Falcon Eye 1′ lost in space after rocket launcher failure, ‘Falcon Eye 2’ to be launched
The Arianespace company today announced that the European Vega rocket, carrying the UAE’s ‘Falcon Eye 1’ satellite, deviated from its orbit after two minutes of blast off, and the satellite has been lost in space.
A statement issued by the company said, “Detailed analysis [reasons of the unsuccessful launch] is still underway.”
Preparations are underway for the launch of ‘Falcon Eye 2’ satellite, part of the overall Falcon Eye satellite system.
A “major anomaly” occurred two minutes after lift-off of Falcon Eye 1 satellite during its launch, authorities confirmed.
The UAE’s fourth reconnaissance satellite, the Falcon Eye 1, successfully blasted off to space at 5.53 a.m. on Thursday at the Guiana Space Centre in French Guiana, reported Gulf News. Bad weather prompted the space centre and authorities to call off two attempts to launch on July 6 and July 8.
Clear skies and calm winds on Thursday allowed for the launch of Falcon Eye 1 on the Vega Launch vehicle Flight VV15, the second Vega launch this year at the Guiana Space Centre.
However, at 6.14 minutes after the launch, the Mission Control Centre reported it lost telemetry link with the launcher, according to the Flight Director.
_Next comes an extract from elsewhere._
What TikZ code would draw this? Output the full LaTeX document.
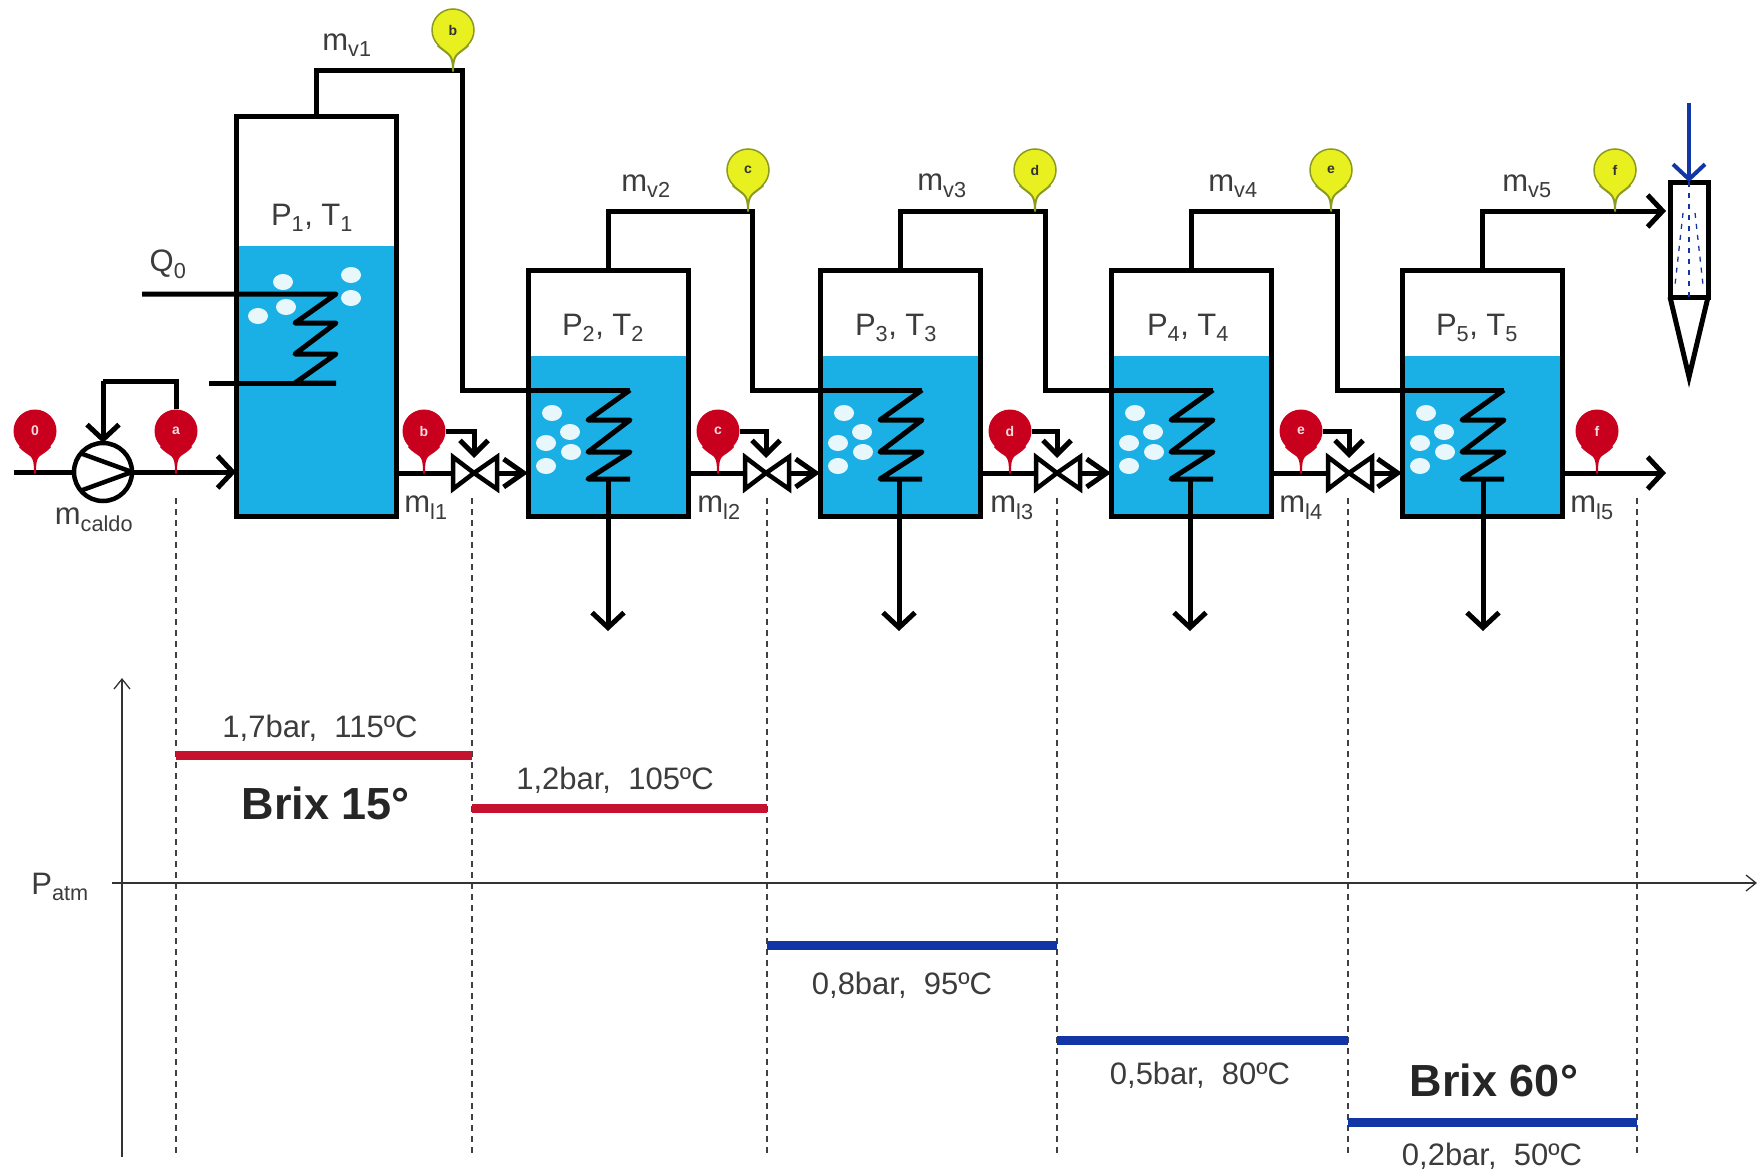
\documentclass[tikz,border=0pt]{standalone}
\usepackage{fontspec}
\setmainfont{Liberation Sans}
\usetikzlibrary{arrows.meta, positioning, shapes.geometric}
\definecolor{water}{HTML}{1AB0E6}
\definecolor{sensred}{HTML}{C8001E}
\definecolor{sensyellow}{HTML}{E8F020}
\definecolor{sensolive}{HTML}{8C9A20}
\definecolor{barred}{HTML}{C4122F}
\definecolor{barblue}{HTML}{1236A6}
\definecolor{labelgray}{HTML}{3C3C3C}
\tikzset{
    pipe/.style={line width=5pt, black},
    watertank/.style={draw=none, fill=water, inner sep=0, outer sep=0},
    tank/.style={draw, line width=5pt, inner sep=0, outer sep=0},
    bubble/.style={ellipse, fill=white!90!water, minimum width=20pt, minimum height=16pt, inner sep=0},
    redsens/.style={circle, fill=sensred, minimum size=43pt, inner sep=0, text=white!85!sensred, font=\fontsize{14}{14}\selectfont\bfseries},
    yellowsens/.style={circle, fill=sensyellow, draw=sensolive, line width=1.5pt, minimum size=42pt, inner sep=0, text=black!80, font=\fontsize{14}{14}\selectfont\bfseries},
    redpin/.style={fill=sensred, draw=sensred, line width=2pt, line join=round},
    yellowpin/.style={fill=sensyellow, draw=sensolive, line width=2pt, line join=round},
    valve/.style={line width=4.5pt, fill=white},
    lbl/.style={inner sep=0, text=labelgray, font=\fontsize{31}{33}\selectfont},
    brix/.style={inner sep=0, text=black!85, font=\fontsize{45}{48}\selectfont\bfseries},
    guide/.style={dash pattern=on 6pt off 5pt, line width=1.3pt, black!75},
    axis/.style={line width=1.3pt, black!80, -{Straight Barb[length=10pt,width=16pt]}},
    spray/.style={barblue, line width=1.3pt, dash pattern=on 5pt off 6pt},
}
\begin{document}
\begin{tikzpicture}[x=1pt, y=-1pt, >={Straight Barb[length=15pt,width=32pt]}]
    \useasboundingbox (0,0) rectangle (1761,1172);
    \fill[white] (0,0) rectangle (1761,1172);

    % water and tanks
    \node[watertank, minimum width=160pt, minimum height=270pt] (water1) at (316,381) {};
    \node[watertank, minimum width=160pt, minimum height=160pt] (water2) at (608,436) {};
    \node[watertank, minimum width=160pt, minimum height=160pt] (water3) at (900,436) {};
    \node[watertank, minimum width=160pt, minimum height=160pt] (water4) at (1191,436) {};
    \node[watertank, minimum width=160pt, minimum height=160pt] (water5) at (1482,436) {};

    % bubbles
    \node[bubble] (b11) at (283,282) {};
    \node[bubble] (b12) at (351,275) {};
    \node[bubble] (b13) at (351,298) {};
    \node[bubble] (b14) at (286,307) {};
    \node[bubble] (b15) at (258,316) {};
    \node[bubble] (b21) at (552,413) {};
    \node[bubble] (b22) at (570,432) {};
    \node[bubble] (b23) at (546,443) {};
    \node[bubble] (b24) at (571,452) {};
    \node[bubble] (b25) at (546,466) {};
    \node[bubble] (b31) at (844,413) {};
    \node[bubble] (b32) at (862,432) {};
    \node[bubble] (b33) at (838,443) {};
    \node[bubble] (b34) at (863,452) {};
    \node[bubble] (b35) at (838,466) {};
    \node[bubble] (b41) at (1135,413) {};
    \node[bubble] (b42) at (1153,432) {};
    \node[bubble] (b43) at (1129,443) {};
    \node[bubble] (b44) at (1154,452) {};
    \node[bubble] (b45) at (1129,466) {};
    \node[bubble] (b51) at (1426,413) {};
    \node[bubble] (b52) at (1444,432) {};
    \node[bubble] (b53) at (1420,443) {};
    \node[bubble] (b54) at (1445,452) {};
    \node[bubble] (b55) at (1420,466) {};

    \node[tank, minimum width=160pt, minimum height=400pt] (tank1) at (316,316) {};
    \node[tank, minimum width=160pt, minimum height=246pt] (tank2) at (608,393) {};
    \node[tank, minimum width=160pt, minimum height=246pt] (tank3) at (900,393) {};
    \node[tank, minimum width=160pt, minimum height=246pt] (tank4) at (1191,393) {};
    \node[tank, minimum width=160pt, minimum height=246pt] (tank5) at (1482,393) {};
    \node[tank, fill=white, minimum width=38pt, minimum height=115pt] (cond) at (1689,239.5) {};

    % sensors
    \node[redsens] (s0) at (35,431) {0};
    \node[redsens] (sa) at (176,431) {a};
    \node[redsens] (sb) at (424,431) {b};
    \node[redsens] (sc) at (718,431) {c};
    \node[redsens] (sd) at (1010,431) {d};
    \node[redsens] (se) at (1301,431) {e};
    \node[redsens] (sf) at (1597,431) {f};
    \node[yellowsens] (yb) at (453,30) {b};
    \node[yellowsens] (yc) at (748,170) {c};
    \node[yellowsens] (yd) at (1035,170) {d};
    \node[yellowsens] (ye) at (1331,170) {e};
    \node[yellowsens] (yf) at (1615,170) {f};

    % feed and pump
    \node[draw, circle, line width=4.5pt, fill=white, minimum size=58pt, inner sep=0, outer sep=0] (pump) at (103,472) {};
    \coordinate (feed) at (14,472);
    \coordinate (ctrl) at (103,381);
    \draw[pipe] (feed) -- (pump);
    \draw[pipe, ->] (pump) -- (tank1.west |- pump);
    \draw[line width=4.5pt] (pump.140) -- (pump.east) -- (pump.-140);
    \draw[pipe] (sa.north) |- (ctrl);
    \draw[pipe, ->] (ctrl) -- (pump.north);

    % vapour lines
    \coordinate (y1) at (462,71);
    \coordinate (y2) at (752,211);
    \coordinate (y3) at (1045,211);
    \coordinate (y4) at (1337,211);
    \coordinate (y5) at (1666,211);
    \coordinate (c1a) at (336,294);
    \coordinate (c1b) at (142,294);
    \coordinate (c1c) at (336,383);
    \coordinate (c1d) at (209,383);
    \coordinate (c2) at (630,390);
    \coordinate (c3) at (922,390);
    \coordinate (c4) at (1213,390);
    \coordinate (c5) at (1504,390);
    \draw[pipe] (tank1.north) |- (y1) |- (c2);
    \draw[pipe] (tank2.north) |- (y2) |- (c3);
    \draw[pipe] (tank3.north) |- (y3) |- (c4);
    \draw[pipe] (tank4.north) |- (y4) |- (c5);
    \draw[pipe, ->] (tank5.north) |- (y5);

    % coils
    \draw[pipe, line join=round] (c1b) -- (c1a) -- ++(-41,29) -- ++(41,0) -- ++(-41,31) -- ++(41,0) -- ++(-41,29) -- (c1c);
    \draw[pipe] (c1d) -- (c1c);
    \draw[pipe, line join=round] (c2) -- ++(-42,30) -- ++(42,0) -- ++(-42,32) -- ++(42,0) -- ++(-42,27) -- ++(42,0);
    \draw[pipe, line join=round] (c3) -- ++(-42,30) -- ++(42,0) -- ++(-42,32) -- ++(42,0) -- ++(-42,27) -- ++(42,0);
    \draw[pipe, line join=round] (c4) -- ++(-42,30) -- ++(42,0) -- ++(-42,32) -- ++(42,0) -- ++(-42,27) -- ++(42,0);
    \draw[pipe, line join=round] (c5) -- ++(-42,30) -- ++(42,0) -- ++(-42,32) -- ++(42,0) -- ++(-42,27) -- ++(42,0);

    % condensate outlets
    \coordinate (d2) at (608,631);
    \coordinate (d3) at (899,631);
    \coordinate (d4) at (1190,631);
    \coordinate (d5) at (1483,631);
    \draw[pipe, ->] (d2 |- 0,479) -- (d2);
    \draw[pipe, ->] (d3 |- 0,479) -- (d3);
    \draw[pipe, ->] (d4 |- 0,479) -- (d4);
    \draw[pipe, ->] (d5 |- 0,479) -- (d5);

    % liquid lines and valves
    \coordinate (v1) at (474,473);
    \coordinate (v2) at (766,473);
    \coordinate (v3) at (1057,473);
    \coordinate (v4) at (1349,473);
    \coordinate (out) at (1666,473);
    \draw[pipe] (tank1.east |- v1) -- (v1);
    \draw[pipe] (tank2.east |- v2) -- (v2);
    \draw[pipe] (tank3.east |- v3) -- (v3);
    \draw[pipe] (tank4.east |- v4) -- (v4);
    \draw[pipe, ->] (tank5.east |- out) -- (out);
    \draw[pipe, -{Straight Barb[length=20pt,width=28pt]}] (v1) -- (tank2.west |- v1);
    \draw[pipe, -{Straight Barb[length=20pt,width=28pt]}] (v2) -- (tank3.west |- v2);
    \draw[pipe, -{Straight Barb[length=20pt,width=28pt]}] (v3) -- (tank4.west |- v3);
    \draw[pipe, -{Straight Barb[length=20pt,width=28pt]}] (v4) -- (tank5.west |- v4);
    \draw[valve] (v1) -- ++(-21,-16) -- ++(0,32) -- cycle (v1) -- ++(23,-16) -- ++(0,32) -- cycle;
    \draw[valve] (v2) -- ++(-21,-16) -- ++(0,32) -- cycle (v2) -- ++(23,-16) -- ++(0,32) -- cycle;
    \draw[valve] (v3) -- ++(-21,-16) -- ++(0,32) -- cycle (v3) -- ++(23,-16) -- ++(0,32) -- cycle;
    \draw[valve] (v4) -- ++(-21,-16) -- ++(0,32) -- cycle (v4) -- ++(23,-16) -- ++(0,32) -- cycle;
    \draw[pipe, -{Straight Barb[length=14pt,width=28pt]}] (sb.east) -| (v1 |- 0,458);
    \draw[pipe, -{Straight Barb[length=14pt,width=28pt]}] (sc.east) -| (v2 |- 0,458);
    \draw[pipe, -{Straight Barb[length=14pt,width=28pt]}] (sd.east) -| (v3 |- 0,458);
    \draw[pipe, -{Straight Barb[length=14pt,width=28pt]}] (se.east) -| (v4 |- 0,458);

    % sensor stems
    \draw[redpin] (s0.-135) .. controls +(11,12) and +(0,-22) .. (s0 |- v1) .. controls +(0,-22) and +(-11,12) .. (s0.-45);
    \draw[redpin] (sa.-135) .. controls +(11,12) and +(0,-22) .. (sa |- v1) .. controls +(0,-22) and +(-11,12) .. (sa.-45);
    \draw[redpin] (sb.-135) .. controls +(11,12) and +(0,-22) .. (sb |- v1) .. controls +(0,-22) and +(-11,12) .. (sb.-45);
    \draw[redpin] (sc.-135) .. controls +(11,12) and +(0,-22) .. (sc |- v1) .. controls +(0,-22) and +(-11,12) .. (sc.-45);
    \draw[redpin] (sd.-135) .. controls +(11,12) and +(0,-22) .. (sd |- v1) .. controls +(0,-22) and +(-11,12) .. (sd.-45);
    \draw[redpin] (se.-135) .. controls +(11,12) and +(0,-22) .. (se |- v1) .. controls +(0,-22) and +(-11,12) .. (se.-45);
    \draw[redpin] (sf.-135) .. controls +(11,12) and +(0,-22) .. (sf |- v1) .. controls +(0,-22) and +(-11,12) .. (sf.-45);
    \draw[yellowpin] (yb.-135) .. controls +(11,10) and +(0,-18) .. (yb |- y1) .. controls +(0,-18) and +(-11,10) .. (yb.-45);
    \draw[yellowpin] (yc.-135) .. controls +(11,10) and +(0,-18) .. (yc |- y2) .. controls +(0,-18) and +(-11,10) .. (yc.-45);
    \draw[yellowpin] (yd.-135) .. controls +(11,10) and +(0,-18) .. (yd |- y2) .. controls +(0,-18) and +(-11,10) .. (yd.-45);
    \draw[yellowpin] (ye.-135) .. controls +(11,10) and +(0,-18) .. (ye |- y2) .. controls +(0,-18) and +(-11,10) .. (ye.-45);
    \draw[yellowpin] (yf.-135) .. controls +(11,10) and +(0,-18) .. (yf |- y2) .. controls +(0,-18) and +(-11,10) .. (yf.-45);

    % condenser
    \coordinate (tip) at (1689,377);
    \coordinate (spraytop) at (1689,103);
    \draw[line width=5pt, line join=miter] (cond.south west) -- (tip) -- (cond.south east);
    \draw[barblue, line width=4pt, ->] (spraytop) -- (cond.north);
    \draw[spray] (cond.north) -- (cond.south);
    \draw[spray] (1683,213) -- (1675,285);
    \draw[spray] (1695,213) -- (1703,285);

    % labels
    \node[lbl] (mv1) at (347,45) {m\textsubscript{v1}};
    \node[lbl] (mv2) at (646,186) {m\textsubscript{v2}};
    \node[lbl] (mv3) at (942,186) {m\textsubscript{v3}};
    \node[lbl] (mv4) at (1233,186) {m\textsubscript{v4}};
    \node[lbl] (mv5) at (1527,186) {m\textsubscript{v5}};
    \node[lbl] (ml1) at (426,508) {m\textsubscript{l1}};
    \node[lbl] (ml2) at (719,508) {m\textsubscript{l2}};
    \node[lbl] (ml3) at (1012,508) {m\textsubscript{l3}};
    \node[lbl] (ml4) at (1301,508) {m\textsubscript{l4}};
    \node[lbl] (ml5) at (1592,508) {m\textsubscript{l5}};
    \node[lbl] (mcaldo) at (94,520) {m\textsubscript{caldo}};
    \node[lbl] (q0) at (168,264) {Q\textsubscript{0}};
    \node[lbl] (pt1) at (312,218) {P\textsubscript{1}, T\textsubscript{1}};
    \node[lbl] (pt2) at (603,328) {P\textsubscript{2}, T\textsubscript{2}};
    \node[lbl] (pt3) at (896,328) {P\textsubscript{3}, T\textsubscript{3}};
    \node[lbl] (pt4) at (1188,328) {P\textsubscript{4}, T\textsubscript{4}};
    \node[lbl] (pt5) at (1477,328) {P\textsubscript{5}, T\textsubscript{5}};

    % pressure chart
    \coordinate (t0) at (176,498);
    \coordinate (t1) at (472,498);
    \coordinate (t2) at (767,498);
    \coordinate (t3) at (1057,498);
    \coordinate (t4) at (1348,498);
    \coordinate (t5) at (1637,498);
    \draw[guide] (t0) -- (t0 |- 0,1157);
    \draw[guide] (t1) -- (t1 |- 0,1157);
    \draw[guide] (t2) -- (t2 |- 0,1157);
    \draw[guide] (t3) -- (t3 |- 0,1157);
    \draw[guide] (t4) -- (t4 |- 0,1157);
    \draw[guide] (t5) -- (t5 |- 0,1157);
    \coordinate (yaxis) at (122,1157);
    \coordinate (xaxis) at (112,883);
    \draw[axis] (yaxis) -- (122,678);
    \draw[axis] (xaxis) -- (1757,883);
    \node[lbl] (patm) at (60,887) {P\textsubscript{atm}};

    \draw[barred, line width=9pt] (t0 |- 0,755) -- (t1 |- 0,755);
    \draw[barred, line width=9pt] (t1 |- 0,808) -- (t2 |- 0,808);
    \draw[barblue, line width=9pt] (t2 |- 0,945) -- (t3 |- 0,945);
    \draw[barblue, line width=9pt] (t3 |- 0,1040) -- (t4 |- 0,1040);
    \draw[barblue, line width=9pt] (t4 |- 0,1122) -- (t5 |- 0,1122);

    \node[lbl] (st1) at (320,728) {1,7bar,\ \ 115ºC};
    \node[lbl] (st2) at (615,780) {1,2bar,\ \ 105ºC};
    \node[lbl] (st3) at (902,985) {0,8bar,\ \ 95ºC};
    \node[lbl] (st4) at (1200,1075) {0,5bar,\ \ 80ºC};
    \node[lbl] (st5) at (1492,1156) {0,2bar,\ \ 50ºC};
    \node[brix] (brix1) at (326,803) {Brix 15°};
    \node[brix] (brix2) at (1494,1080) {Brix 60°};
\end{tikzpicture}
\end{document}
The telemetry link is the automated communication link between the launcher and the mission control
“Ladies and gentlemen, as you have seen after two minutes after lift-off… A major anomaly occurred resulting in the loss of the mission,” Luce Fabreguettes, Executive Vice President, Missions, Operations and Purchasing, Arianespace, said during the launch.
“On behalf of Arianespace, I wish to express my deepest apologies to our customers for the loss of their payload and telling them how sorry I am.”
The Falcon Eye 1 was supposed to have a dual purpose – to support the needs of UAE Armed Forces, and provide the commercial market with images, reports Gulf News.
The payload was expected to separate from the launch vehicle 57 minutes after the launch to inject into Sun-synchronous orbit at 611 km above the Earth.
The satellite features a very-high-resolution optical capabilities of 70 cm resolution across 20 km swathe. It also has a ground system for monitoring, receiving and processing the images.